Conduct general hardness, carbonate hardness, and pH testing on a regular basis to make sure you provide your pets with everything they need for a long and healthy life.
That would be it, now you know how to make aquarium water harder. If you have any questions don’t hesitate to leave a comment below!
How Do You Harden Water?
You can achieve this by adding calcium carbonate (CaCO3) to your tank. Simply add two teaspoons per 50 Liters of water, thus you should increase the hardness of the water by about 4 dH.
How Do I Fix Soft Water In My Aquarium?
If you want to raise the hardness of your aquarium water you can use methods such as changing the water or adding some sea shells, aragonite, coral, limestone, marble chips, etc.
Does Aquarium Salt Increase Hardness?
Although aquarium salt is often suggested as a good way to increase hardness, this is unfortunately not entirely true. It will, but in a very small, almost insignificant percentage. On the other hand, a mixture of sea salt has proven to be much more effective, but it significantly raises the salinity of the water, which most of your freshwater fish will not appreciate.

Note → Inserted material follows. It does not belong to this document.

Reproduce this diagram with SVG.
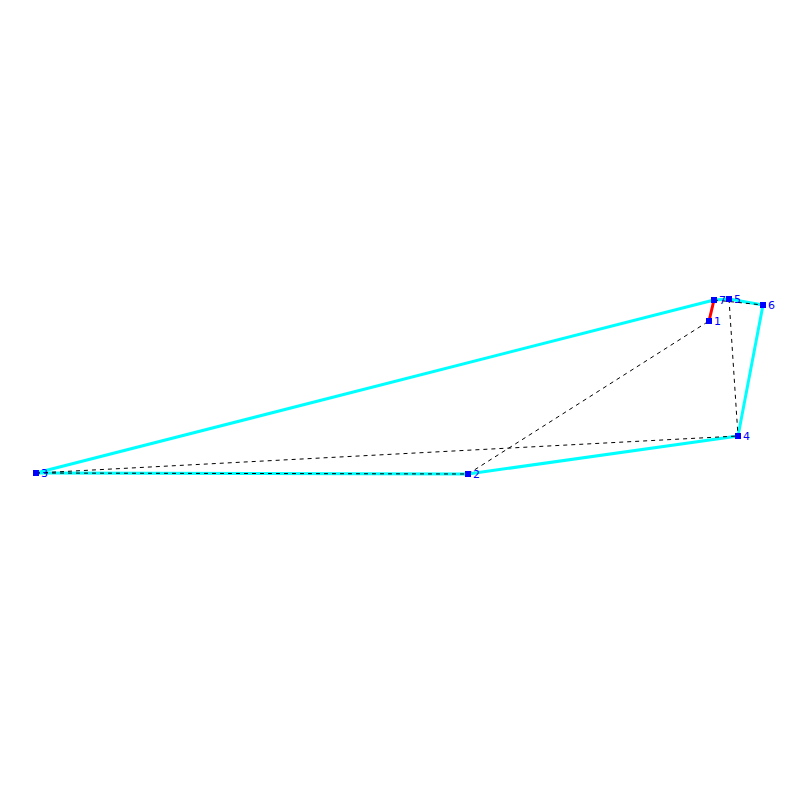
<svg xmlns="http://www.w3.org/2000/svg" width="800" height="800" viewBox="0 0 800 800">
<style>
.e{stroke:#00ffff;stroke-width:3;fill:none}
.r{stroke:#ff0000;stroke-width:3;fill:none}
.d{stroke:#000;stroke-width:1;stroke-dasharray:4,4;fill:none}
.n rect{fill:#0000ff}
.n text{fill:#0000ff;font-family:"DejaVu Sans",sans-serif;font-size:11px}
</style>
<rect width="800" height="800" fill="#fff"/>
<g id="connectors">
<line class="e" x1="36" y1="473" x2="714" y2="300"/>
<line class="e" x1="36" y1="473" x2="468" y2="474"/>
<line class="e" x1="468" y1="474" x2="738" y2="436"/>
<line class="e" x1="738" y1="436" x2="763" y2="305"/>
<line class="e" x1="763" y1="305" x2="729" y2="299"/>
<line class="e" x1="729" y1="299" x2="714" y2="300"/>
<line class="r" x1="714" y1="300" x2="709" y2="321"/>
<line class="d" x1="36" y1="473" x2="468" y2="474"/>
<line class="d" x1="36" y1="473" x2="738" y2="436"/>
<line class="d" x1="468" y1="474" x2="709" y2="321"/>
<line class="d" x1="729" y1="299" x2="738" y2="436"/>
<line class="d" x1="714" y1="300" x2="763" y2="305"/>
</g>
<g id="n1" class="n"><rect x="706" y="318" width="6" height="6"/><text x="714" y="325">1</text></g>
<g id="n2" class="n"><rect x="465" y="471" width="6" height="6"/><text x="473" y="478">2</text></g>
<g id="n3" class="n"><rect x="33" y="470" width="6" height="6"/><text x="41" y="477">3</text></g>
<g id="n4" class="n"><rect x="735" y="433" width="6" height="6"/><text x="743" y="440">4</text></g>
<g id="n5" class="n"><rect x="726" y="296" width="6" height="6"/><text x="734" y="303">5</text></g>
<g id="n6" class="n"><rect x="760" y="302" width="6" height="6"/><text x="768" y="309">6</text></g>
<g id="n7" class="n"><rect x="711" y="297" width="6" height="6"/><text x="719" y="304">7</text></g>
</svg>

Most freshwater animals are susceptible to elevated levels of salinity, and such levels have been identified as one of the factors responsible for the development of the disease known as Malawi Bloat.
How Do You Increase Water Hardness Without Increasing Ph?
You can do this using crushed coral, limestone, dechlorinated water, potassium bicarbonate, or alkalinity buffers. In case you are afraid that raising the water hardness will have a direct impact on raising the pH level, simply wait until the pH level is at the bottom of the safe range.